Here is some more information why criticial illness insurance protects your money. I had to go to the hospital (yesterday Dr.’s orders) emergency. The bottom line is any more criticial illness I’d buy would now be rated (more expensive!) The lesson for anyone who reads this posts is get all the insurance coverage etc. you can afford! Why? If you health changes…it always changes as you get older you may not be able to buy it! If some said we can’t sell it to you or you don’t meet our guide lines how do you feel? If you have a family it’s very important!

In the Toronto Star (I read while waiting in emergency!) Wait times for (in Ontario) chemo jump 10% for 2008. In other words the average wait time is 73 days! This compares to 67 days in 2007! Dr. Terry Sullivan president and CEO of Cancer Care Ontario recommends waiting no more than 28 days!! Read the rest of the story http://www.thestar.com/article/626083

The bottom line is health care I believe will cost all of us more money if we want better faster help (say in the US). If some said for faster treatment cut us a check for $100,000 US to increase the odds of betting Cancer where does the money come from? A line of credit (like the term guy suggests) RRSPs? Open money?

I think down the line there may be a Health Care Account like the one set up in the US last year.
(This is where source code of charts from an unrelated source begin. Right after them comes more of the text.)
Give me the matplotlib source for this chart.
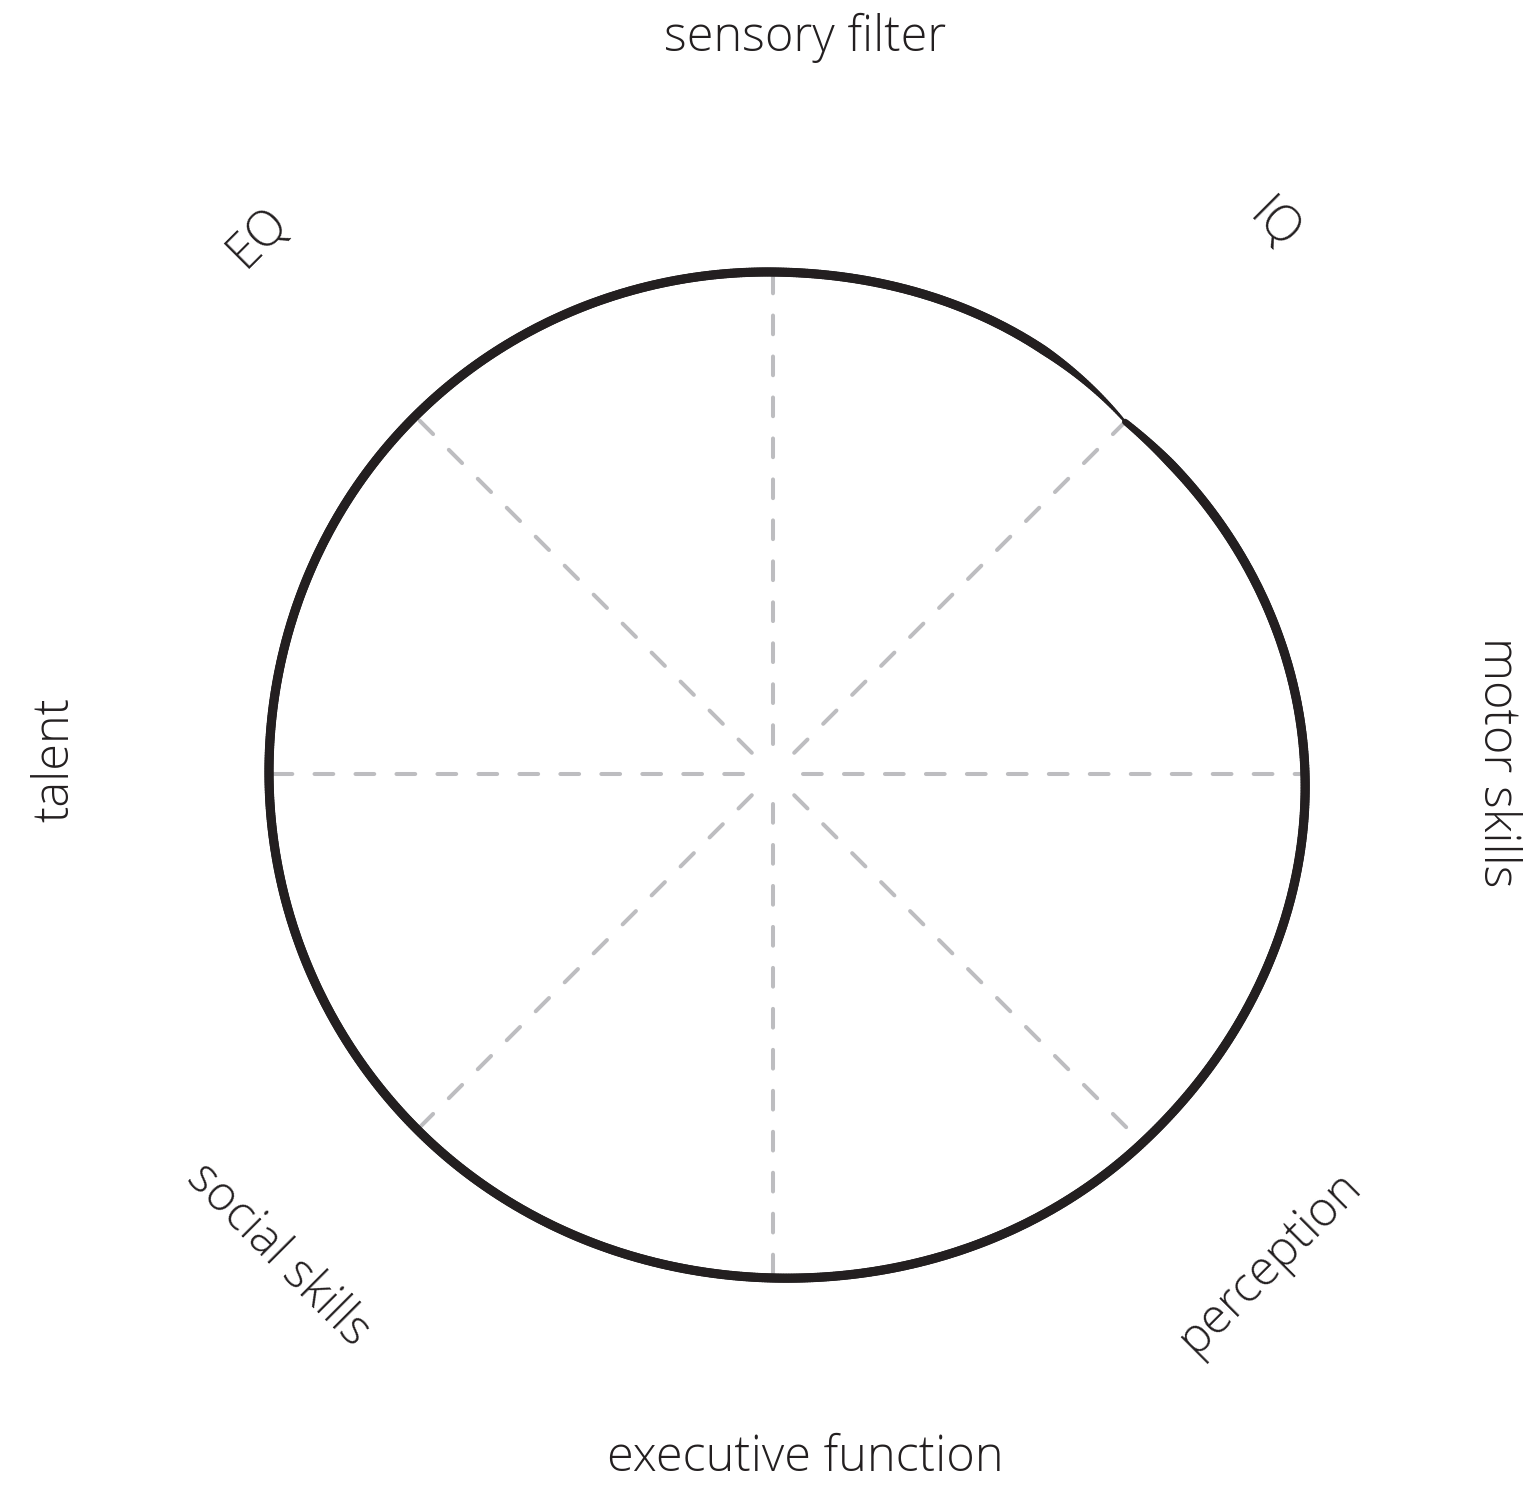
import numpy as np
import matplotlib
matplotlib.use("Agg")
import matplotlib.pyplot as plt
from matplotlib.collections import LineCollection

# categories clockwise from the top, and their values (100 = 5 px per unit)
categories = ["sensory filter", "IQ", "motor skills", "perception",
              "executive function", "social skills", "talent", "EQ"]
values = [100.4, 99.6, 106.4, 104.4, 100.8, 100.6, 100.8, 101.2]

# label placement (pixel coords) and rotation
label_xy = [(805, 38), (1273, 226), (1497, 762), (1270, 1262),
            (805, 1458), (278, 1255), (55, 760), (258, 238)]
label_rot = [0, -45, -90, 45, 0, -45, 90, 45]

W, H = 1533, 1490
cx, cy = 773, 774
scale = 5.0
plt.rcParams['lines.scale_dashes'] = False


def polar_outline(r, start=1, m_in=-30.0, m_out=40.0, n=150):
    # Hermite spline of r(theta), starting and ending at node `start`;
    # the two ends get their own slopes so the stroke meets itself with a small kink
    k = len(r)
    m = np.array([(r[(i + 1) % k] - r[i - 1]) / 2 for i in range(k)])
    th, rr = [], []
    t = np.linspace(0, 1, n, endpoint=False)
    h00 = 2 * t ** 3 - 3 * t ** 2 + 1
    h10 = t ** 3 - 2 * t ** 2 + t
    h01 = -2 * t ** 3 + 3 * t ** 2
    h11 = t ** 3 - t ** 2
    for j in range(k):
        i0 = (start + j) % k
        i1 = (i0 + 1) % k
        m0 = m_out if j == 0 else m[i0]
        m1 = m_in if j == k - 1 else m[i1]
        rr.append(h00 * r[i0] + h10 * m0 + h01 * r[i1] + h11 * m1)
        th.append((start + j + t) * 2 * np.pi / k)
    th.append([(start + k) * 2 * np.pi / k])
    rr.append([r[start]])
    return np.concatenate(th), np.concatenate(rr)


fig = plt.figure(figsize=(W / 100, H / 100), dpi=100)
ax = fig.add_axes([0, 0, 1, 1])
ax.set_xlim(0, W)
ax.set_ylim(H, 0)
ax.axis("off")

ang = np.deg2rad(np.arange(len(categories)) * 45.0)
r = np.array(values) * scale

# dashed spokes from a small gap at the centre out to each value
for a, rr in zip(ang, r):
    x0, y0 = cx + 30 * np.sin(a), cy - 30 * np.cos(a)
    ax.plot([x0, cx + rr * np.sin(a)], [y0, cy - rr * np.cos(a)],
            color="#bdbdc0", lw=2.9, linestyle=(0, (13.5, 16)),
            dash_capstyle="round", zorder=1)

# outline: starts at IQ, runs clockwise, ends back at IQ with a tapered tail
th, rad = polar_outline(r)
curve = np.column_stack([cx + rad * np.sin(th), cy - rad * np.cos(th)])
segs = np.stack([curve[:-1], curve[1:]], axis=1)
seglen = np.hypot(*(curve[1:] - curve[:-1]).T)
s = np.concatenate([[0], np.cumsum(seglen)])[:-1]
total = seglen.sum()
lw = np.full(len(segs), 6.6)
start = s < 60
lw[start] = 4.5 + 2.1 * s[start] / 60
end = s > total - 110
lw[end] = 1.6 + 5.0 * (total - s[end]) / 110
lc = LineCollection(segs, colors="#231f20", linewidths=lw, capstyle="round",
                    joinstyle="round", zorder=3)
ax.add_collection(lc)

for name, (x, y), rot in zip(categories, label_xy, label_rot):
    ax.text(x, y, name, ha="center", va="center", rotation=rot,
            rotation_mode="anchor", fontsize=35, family="Open Sans",
            fontweight="light", color="#231f20")

fig.savefig("out.png", dpi=100, facecolor="white")
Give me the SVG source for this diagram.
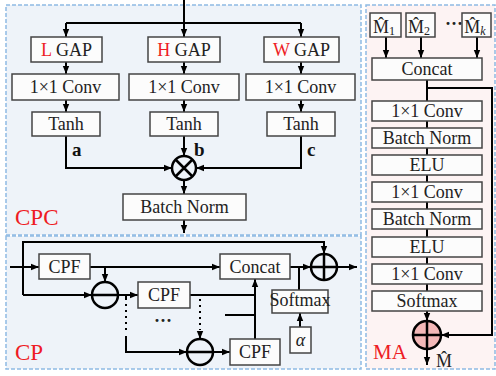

Where a taxpayer can put money aside in a tax sheltered account so he/she can use when the bills come in when they get sick.

Note the TFSA is really like the ROTH IRA in the US. We are about 10 to 15 years behind. http://en.wikipedia.org/wiki/Roth_IRA


Brian Poncelet, CFP
12 years ago

Hi cannon_fodder,

The 8% sounds good but the problem is the time you the money (which could be any time) the market has taken a dive..like 2008 now the returns say over ten or even twenty years might be say 5 or 6%! The best time to own the critical illness insurance policy is the same day you bought and your doctor sends you to get a MRI for the lump on your arm. The return on that would be excellent! But you don’t buy it (the insurance) because you think you are going to be sick the next day you buy it to protect the assets you will have to sell.

Using a line of credit like the term guy talks about is crazy, he is assuming the person will be back to work right away. He does talk about the fact the disability may only pay 60% of the gross income…most people can’t take a 40% pay cut!

As an example, if you are a manager at high stress job and you can’t put in your 60 hour work week (after you get sick) you can bet the company will try to get rid of you with a package, if it makes sense! Remember in this economy lots of people can get laid off at the same time so this could easily happen.